© 2009 BMJ Publishing Group & Royal College of Paediatrics and Child Health
Ethnicity testing before adoption; a help or hindrance?
1 Univ Southampton, United Kingdom;
2 University of Southampton, United Kingdom;
3 Southampton Universities Hospital NHS Trust, United Kingdom
Correspondence to: Anneke Lucassen, Cancer Sciences, Univ Southampton, Dept Clinical Genetics, Princess Anne Hospital, MP105, Level G, Southampton, SO16 5YA, United Kingdom; annekel{at}soton.ac.uk
Accepted 21 September 2009
Several different companies now sell DNA ancestry or ethnicity testing kits via the internet.
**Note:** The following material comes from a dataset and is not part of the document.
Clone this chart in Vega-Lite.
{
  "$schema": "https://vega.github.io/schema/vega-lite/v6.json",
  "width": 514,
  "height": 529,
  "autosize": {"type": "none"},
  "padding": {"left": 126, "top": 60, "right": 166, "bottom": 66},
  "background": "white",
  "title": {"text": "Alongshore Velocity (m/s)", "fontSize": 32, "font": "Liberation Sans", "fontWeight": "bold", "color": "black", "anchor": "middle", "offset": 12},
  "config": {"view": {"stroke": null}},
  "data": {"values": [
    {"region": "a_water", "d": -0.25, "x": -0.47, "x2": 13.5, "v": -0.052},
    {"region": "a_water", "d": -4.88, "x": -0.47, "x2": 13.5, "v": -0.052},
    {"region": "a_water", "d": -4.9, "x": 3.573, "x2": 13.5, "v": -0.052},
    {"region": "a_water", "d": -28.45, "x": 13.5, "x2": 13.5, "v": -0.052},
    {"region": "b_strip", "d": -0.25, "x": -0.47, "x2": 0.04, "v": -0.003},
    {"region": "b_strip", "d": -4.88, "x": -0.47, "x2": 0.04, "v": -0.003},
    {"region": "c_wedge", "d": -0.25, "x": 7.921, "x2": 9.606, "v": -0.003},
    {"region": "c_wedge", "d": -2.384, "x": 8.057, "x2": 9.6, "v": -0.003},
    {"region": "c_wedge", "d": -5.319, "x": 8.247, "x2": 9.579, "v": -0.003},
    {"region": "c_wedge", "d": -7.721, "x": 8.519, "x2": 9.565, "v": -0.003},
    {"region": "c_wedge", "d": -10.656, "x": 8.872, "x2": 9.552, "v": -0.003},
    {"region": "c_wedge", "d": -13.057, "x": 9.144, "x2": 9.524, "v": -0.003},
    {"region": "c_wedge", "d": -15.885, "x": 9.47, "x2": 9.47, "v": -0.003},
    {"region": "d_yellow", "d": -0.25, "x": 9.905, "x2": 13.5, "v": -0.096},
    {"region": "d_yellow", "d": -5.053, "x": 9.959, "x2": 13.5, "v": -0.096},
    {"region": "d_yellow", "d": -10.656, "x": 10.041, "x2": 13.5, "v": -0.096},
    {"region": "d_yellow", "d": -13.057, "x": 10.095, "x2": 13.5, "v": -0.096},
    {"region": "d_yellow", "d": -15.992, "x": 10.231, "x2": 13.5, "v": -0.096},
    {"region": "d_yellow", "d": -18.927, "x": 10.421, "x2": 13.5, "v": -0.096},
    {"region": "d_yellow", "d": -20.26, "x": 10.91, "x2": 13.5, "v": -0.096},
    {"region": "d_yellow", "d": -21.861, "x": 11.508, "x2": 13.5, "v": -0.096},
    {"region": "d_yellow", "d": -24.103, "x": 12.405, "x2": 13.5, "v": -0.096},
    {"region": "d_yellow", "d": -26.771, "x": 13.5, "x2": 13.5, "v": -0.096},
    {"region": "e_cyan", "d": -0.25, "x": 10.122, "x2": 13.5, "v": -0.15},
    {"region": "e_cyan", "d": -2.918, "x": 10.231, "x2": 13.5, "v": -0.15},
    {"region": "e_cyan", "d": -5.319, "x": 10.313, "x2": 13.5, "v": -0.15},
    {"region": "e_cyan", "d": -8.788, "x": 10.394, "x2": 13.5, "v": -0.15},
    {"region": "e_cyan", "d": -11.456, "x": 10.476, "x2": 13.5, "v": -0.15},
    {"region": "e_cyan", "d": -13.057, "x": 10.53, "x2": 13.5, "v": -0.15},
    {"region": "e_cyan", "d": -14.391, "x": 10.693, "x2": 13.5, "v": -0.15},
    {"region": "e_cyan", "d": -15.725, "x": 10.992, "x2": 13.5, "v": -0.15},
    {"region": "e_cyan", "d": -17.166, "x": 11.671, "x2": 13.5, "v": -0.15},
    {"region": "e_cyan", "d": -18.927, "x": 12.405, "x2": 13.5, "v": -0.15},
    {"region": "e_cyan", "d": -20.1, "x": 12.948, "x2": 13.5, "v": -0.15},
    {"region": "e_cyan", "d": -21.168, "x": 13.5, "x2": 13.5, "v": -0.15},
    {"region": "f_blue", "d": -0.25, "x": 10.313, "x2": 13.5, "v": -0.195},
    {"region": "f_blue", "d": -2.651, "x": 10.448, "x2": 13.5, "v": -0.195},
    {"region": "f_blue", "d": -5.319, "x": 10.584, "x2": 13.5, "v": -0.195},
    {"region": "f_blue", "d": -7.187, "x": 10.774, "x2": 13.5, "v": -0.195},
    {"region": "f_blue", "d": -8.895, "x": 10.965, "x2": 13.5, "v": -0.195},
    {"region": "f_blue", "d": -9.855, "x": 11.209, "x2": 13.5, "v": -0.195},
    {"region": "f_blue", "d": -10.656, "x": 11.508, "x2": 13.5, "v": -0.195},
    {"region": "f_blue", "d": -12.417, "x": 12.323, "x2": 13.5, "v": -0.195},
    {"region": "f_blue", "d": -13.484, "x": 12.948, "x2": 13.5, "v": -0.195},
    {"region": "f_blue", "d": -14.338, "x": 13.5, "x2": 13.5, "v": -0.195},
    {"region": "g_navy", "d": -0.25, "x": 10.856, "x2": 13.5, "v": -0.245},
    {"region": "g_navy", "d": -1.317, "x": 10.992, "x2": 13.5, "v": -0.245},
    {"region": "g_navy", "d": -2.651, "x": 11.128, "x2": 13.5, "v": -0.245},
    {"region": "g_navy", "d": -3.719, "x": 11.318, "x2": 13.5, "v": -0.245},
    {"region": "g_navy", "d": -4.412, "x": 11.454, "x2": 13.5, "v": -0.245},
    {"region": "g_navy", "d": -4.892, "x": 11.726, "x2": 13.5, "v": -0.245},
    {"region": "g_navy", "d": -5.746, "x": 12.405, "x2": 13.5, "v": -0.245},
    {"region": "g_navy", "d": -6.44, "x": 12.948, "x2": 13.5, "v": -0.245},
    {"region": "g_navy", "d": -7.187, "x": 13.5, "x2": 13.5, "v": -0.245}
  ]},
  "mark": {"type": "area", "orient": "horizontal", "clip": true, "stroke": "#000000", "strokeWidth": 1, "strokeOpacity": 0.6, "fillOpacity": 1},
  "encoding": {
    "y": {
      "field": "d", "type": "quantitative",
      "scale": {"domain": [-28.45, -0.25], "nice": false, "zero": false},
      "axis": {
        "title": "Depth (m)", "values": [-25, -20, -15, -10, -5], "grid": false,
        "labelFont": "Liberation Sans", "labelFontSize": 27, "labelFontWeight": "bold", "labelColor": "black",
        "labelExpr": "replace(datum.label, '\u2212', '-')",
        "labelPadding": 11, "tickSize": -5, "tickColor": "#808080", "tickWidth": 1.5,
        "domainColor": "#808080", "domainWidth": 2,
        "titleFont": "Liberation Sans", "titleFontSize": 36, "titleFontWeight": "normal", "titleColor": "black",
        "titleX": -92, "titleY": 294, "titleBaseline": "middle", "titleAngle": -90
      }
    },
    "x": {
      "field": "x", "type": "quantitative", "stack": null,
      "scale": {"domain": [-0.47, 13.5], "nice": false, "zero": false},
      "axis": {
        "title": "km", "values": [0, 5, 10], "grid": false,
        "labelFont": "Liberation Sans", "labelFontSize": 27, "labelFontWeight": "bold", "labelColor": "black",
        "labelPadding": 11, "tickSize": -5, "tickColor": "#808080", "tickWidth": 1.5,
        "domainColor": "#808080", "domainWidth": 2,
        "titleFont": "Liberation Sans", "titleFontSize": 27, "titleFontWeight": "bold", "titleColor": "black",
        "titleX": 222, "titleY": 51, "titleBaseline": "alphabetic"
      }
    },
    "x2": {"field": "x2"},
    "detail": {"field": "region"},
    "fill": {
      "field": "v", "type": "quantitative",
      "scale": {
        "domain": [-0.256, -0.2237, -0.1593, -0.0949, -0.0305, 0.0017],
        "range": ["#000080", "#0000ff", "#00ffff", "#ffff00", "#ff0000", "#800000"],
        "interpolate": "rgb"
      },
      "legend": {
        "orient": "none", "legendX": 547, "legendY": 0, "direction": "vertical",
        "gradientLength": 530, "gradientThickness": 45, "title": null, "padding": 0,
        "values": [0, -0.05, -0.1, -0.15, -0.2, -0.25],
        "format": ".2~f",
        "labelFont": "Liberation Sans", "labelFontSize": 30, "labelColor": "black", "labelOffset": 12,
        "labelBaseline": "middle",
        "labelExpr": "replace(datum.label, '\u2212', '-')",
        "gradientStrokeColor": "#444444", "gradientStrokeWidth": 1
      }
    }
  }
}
A small sample of a persons blood or saliva can be sent via the post, its DNA extracted, and a panel of polymorphic genetic markers can be analysed. This information is then used to provide a breakdown of a persons racial origins by categorizing someone as a percentage of their ancestry that is African, East Asian, Native American or European. Whilst these kits have proved very popular with adults interested in genealogy, we have recently become aware of their use in adoption and fostering cases in attempts to determine a child's ethnicity. We believe such use is inappropriate and indicates both a misunderstanding of the concept of ethnicity and the technical limitations of such genetic tests. We urge extreme caution in their use in any adoption and fostering decisions.